## Direction
From the first line of the data below through the line holding "var optimalIndex = 6;", output each line exactly and leave the pictures out.

* * *

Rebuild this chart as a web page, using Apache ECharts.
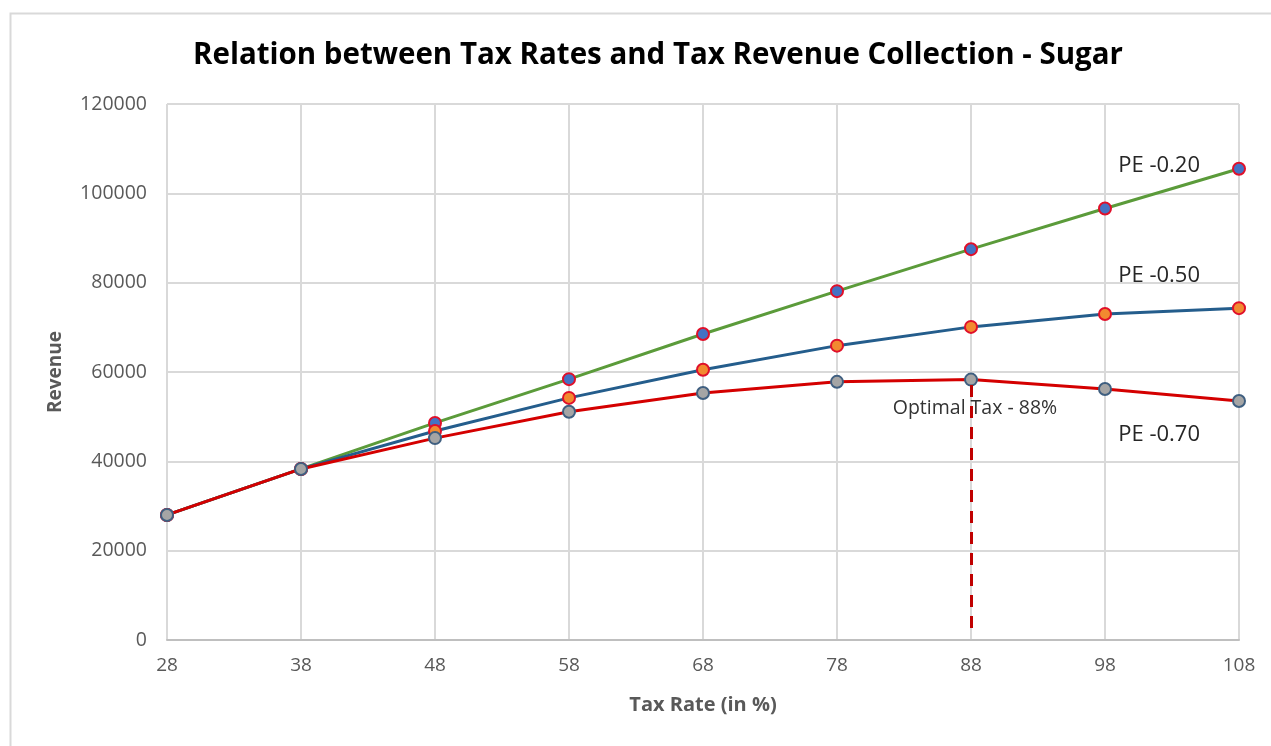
<!DOCTYPE html>
<html>
<head>
<meta charset="utf-8">
<script src="https://cdn.jsdelivr.net/npm/echarts@6/dist/echarts.min.js"></script>
<style>
  html, body { margin: 0; padding: 0; background: #fff; }
  #chart { width: 1271px; height: 746px; }
</style>
</head>
<body>
<div id="chart"></div>
<script>
var taxRates = ['28', '38', '48', '58', '68', '78', '88', '98', '108'];
var pe020 = [28000, 38300, 48600, 58400, 68500, 78100, 87500, 96600, 105500];
var pe050 = [28000, 38300, 46800, 54200, 60500, 65900, 70100, 73000, 74300];
var pe070 = [28000, 38300, 45200, 51100, 55300, 57800, 58300, 56200, 53500];
var optimalIndex = 6;

var chart = echarts.init(document.getElementById('chart'));

// last point carries the series name, like the text boxes in the picture
function withEndLabel(values, text, offset) {
    return values.map(function (v, i) {
        if (i != values.length - 1) return v;
        return {
            value: v,
            label: {
                show: true, formatter: text, position: 'left', distance: 32,
                offset: offset, fontSize: 22, color: '#262626',
                fontFamily: 'Open Sans'
            }
        };
    });
}

var redData = withEndLabel(pe070, 'PE -0.70', [0, 34]);
redData[optimalIndex] = {
    value: pe070[optimalIndex],
    label: {
        show: true, formatter: 'Optimal Tax - 88%', position: 'bottom', distance: 12,
        fontSize: 19.5, color: '#333', fontFamily: 'Open Sans', offset: [4, 0]
    }
};

var option = {
    animation: false,
    backgroundColor: '#fff',
    title: {
        text: 'Relation between Tax Rates and Tax Revenue Collection - Sugar',
        left: 188, top: 36,
        textStyle: { fontFamily: 'Open Sans', fontWeight: 'bold', fontSize: 29.5, color: '#000' }
    },
    graphic: [{
        type: 'rect', left: 8, top: 11,
        shape: { width: 1300, height: 800 },
        style: { fill: 'none', stroke: '#d9d9d9', lineWidth: 2 }
    }],
    grid: { left: 167, right: 32, top: 104, bottom: 106 },
    xAxis: {
        type: 'category', data: taxRates, boundaryGap: false,
        name: 'Tax Rate (in %)', nameLocation: 'middle', nameGap: 55,
        nameTextStyle: { fontFamily: 'Open Sans', fontWeight: 'bold', fontSize: 20, color: '#595959' },
        axisLine: { lineStyle: { color: '#bfbfbf', width: 2 } },
        axisTick: { show: false },
        axisLabel: { fontFamily: 'Open Sans', fontSize: 19, color: '#595959', margin: 16 },
        splitLine: { show: true, lineStyle: { color: '#d9d9d9', width: 2 } }
    },
    yAxis: {
        type: 'value', min: 0, max: 120000, interval: 20000,
        name: 'Revenue', nameLocation: 'middle', nameGap: 102,
        nameTextStyle: { fontFamily: 'Open Sans', fontWeight: 'bold', fontSize: 19, color: '#595959' },
        axisLine: { show: false },
        axisTick: { show: false },
        axisLabel: {
            fontFamily: 'Open Sans', fontSize: 19.5, color: '#595959', margin: 20,
            formatter: function (v) { return String(v); }
        },
        splitLine: { lineStyle: { color: '#d9d9d9', width: 2 } }
    },
    series: [
        {
            name: 'PE -0.20', type: 'line', data: withEndLabel(pe020, 'PE -0.20', [0, -3]),
            symbol: 'circle', symbolSize: 12,
            lineStyle: { color: '#5b9b3a', width: 3 },
            itemStyle: { color: '#4472c4', borderColor: '#e0102a', borderWidth: 2 }
        },
        {
            name: 'PE -0.50', type: 'line', data: withEndLabel(pe050, 'PE -0.50', [0, -32]),
            symbol: 'circle', symbolSize: 12,
            lineStyle: { color: '#245d8c', width: 3 },
            itemStyle: { color: '#f28a30', borderColor: '#e0102a', borderWidth: 2 }
        },
        {
            name: 'PE -0.70', type: 'line', data: redData,
            symbol: 'circle', symbolSize: 12,
            lineStyle: { color: '#d40000', width: 3 },
            itemStyle: { color: '#a5a5a5', borderColor: '#3f5f80', borderWidth: 2 },
            markLine: {
                silent: true, symbol: 'none',
                label: { show: false },
                lineStyle: { color: '#c00000', width: 3, type: [12, 9] },
                data: [[
                    { coord: [taxRates[optimalIndex], pe070[optimalIndex] - 1200] },
                    { coord: [taxRates[optimalIndex], 1800] }
                ]]
            }
        }
    ]
};

chart.setOption(option);
</script>
</body>
</html>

* * *

## Response to this exercise
Rebuild this chart as a web page, using Apache ECharts.
<!DOCTYPE html>
<html>
<head>
<meta charset="utf-8">
<script src="https://cdn.jsdelivr.net/npm/echarts@6/dist/echarts.min.js"></script>
<style>
  html, body { margin: 0; padding: 0; background: #fff; }
  #chart { width: 1271px; height: 746px; }
</style>
</head>
<body>
<div id="chart"></div>
<script>
var taxRates = ['28', '38', '48', '58', '68', '78', '88', '98', '108'];
var pe020 = [28000, 38300, 48600, 58400, 68500, 78100, 87500, 96600, 105500];
var pe050 = [28000, 38300, 46800, 54200, 60500, 65900, 70100, 73000, 74300];
var pe070 = [28000, 38300, 45200, 51100, 55300, 57800, 58300, 56200, 53500];
var optimalIndex = 6;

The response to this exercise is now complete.